In the next example, we see that we sometimes have a choice of methods.
Evaluate \(∫ x^3\sqrt{1−x^2}dx\) two ways: first by using the substitution \(u=1−x^2\) and then by using a trigonometric substitution.
Method 1
Let \(u=1−x^2\) and hence \(x^2=1−u\). Thus, \(du=−2x\,dx.\) In this case, the integral becomes
\(∫ x^3\sqrt{1−x^2}\,dx=−\dfrac{1}{2}∫ x^2\sqrt{1−x^2}(−2x\,dx)\) Make the substitution.
\(=−\dfrac{1}{2}∫ (1−u)\sqrt{u}\,du\) Expand the expression.
\(=−\dfrac{1}{2}∫(u^{1/2}−u^{3/2})\,du\) Evaluate the integral.

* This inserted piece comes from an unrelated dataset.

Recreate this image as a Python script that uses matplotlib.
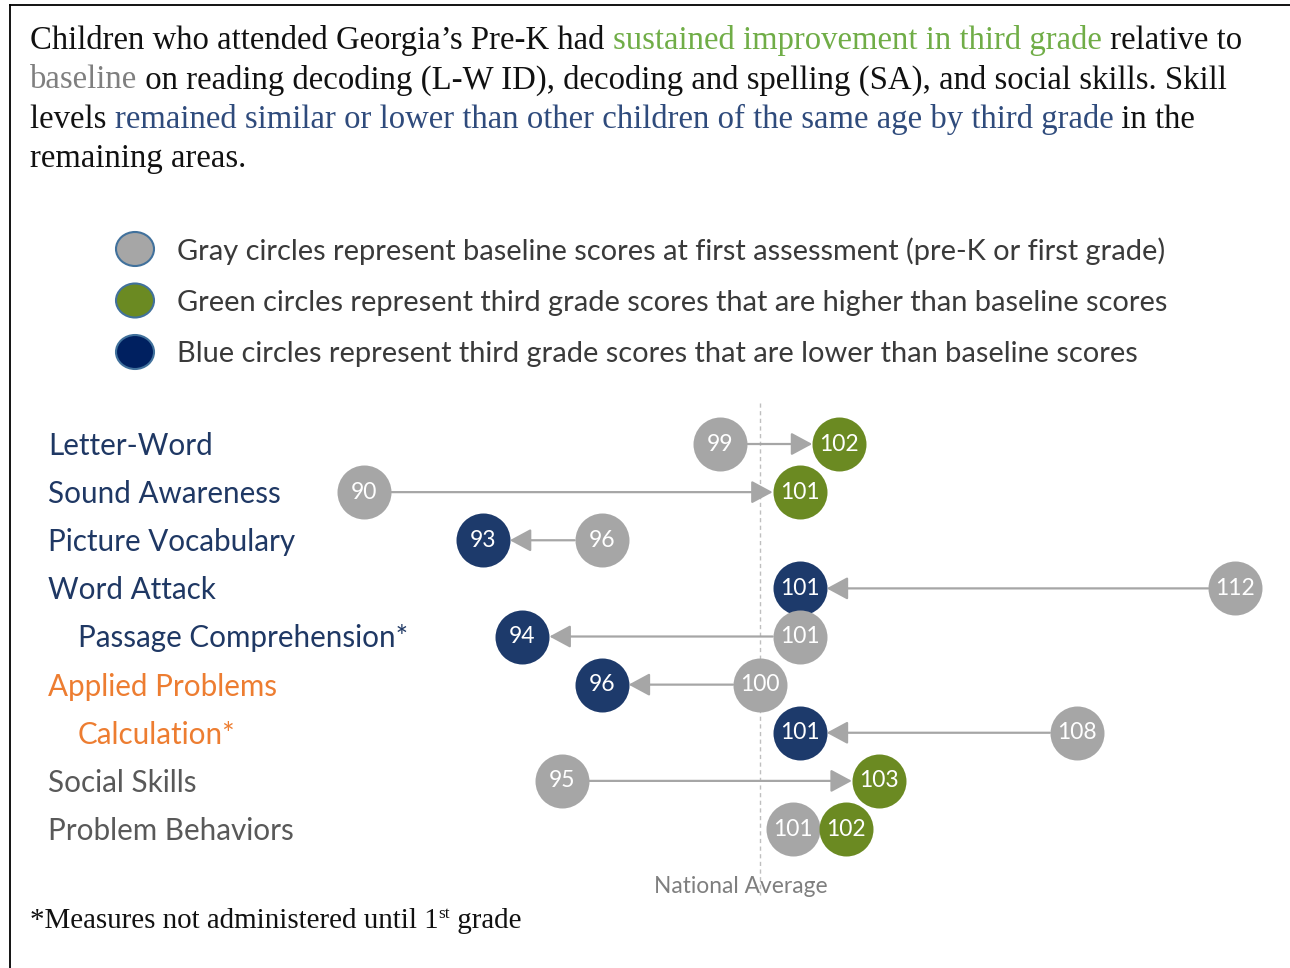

\(=−\dfrac{1}{2}(\dfrac{2}{3}u^{3/2}−\dfrac{2}{5}u^{5/2})+C\) Rewrite in terms of x.
\(=−\dfrac{1}{3}(1−x^2)^{3/2}+\dfrac{1}{5}(1−x^2)^{5/2}+C.\)
Method 2
Let \(x=\sin θ\). In this case, \(dx=\cos θ \, dθ.\) Using this substitution, we have
\(∫ x^3\sqrt{1−x^2}dx=∫ \sin^3θ\cos^2θ \, dθ\)
\(=∫ (1−\cos^2θ)\cos^2θ\sin θ \, dθ\) Let \(u=\cos θ\).Thus,\(du=−\sin θ \, dθ.\)
\(=∫ (u^4−u^2)\,du\)
\(=\dfrac{1}{5}u^5−\dfrac{1}{3}u^3+C\) Substitute \(\cos θ=u.\)
\(=\dfrac{1}{5}\cos^5θ−\dfrac{1}{3}\cos^3θ+C\) Use a reference triangle to see that \(\cos θ=\sqrt{1−x^2}.\)
\(=\dfrac{1}{5}(1−x^2)^{5/2}−\dfrac{1}{3}(1−x^2)^{3/2}+C.\)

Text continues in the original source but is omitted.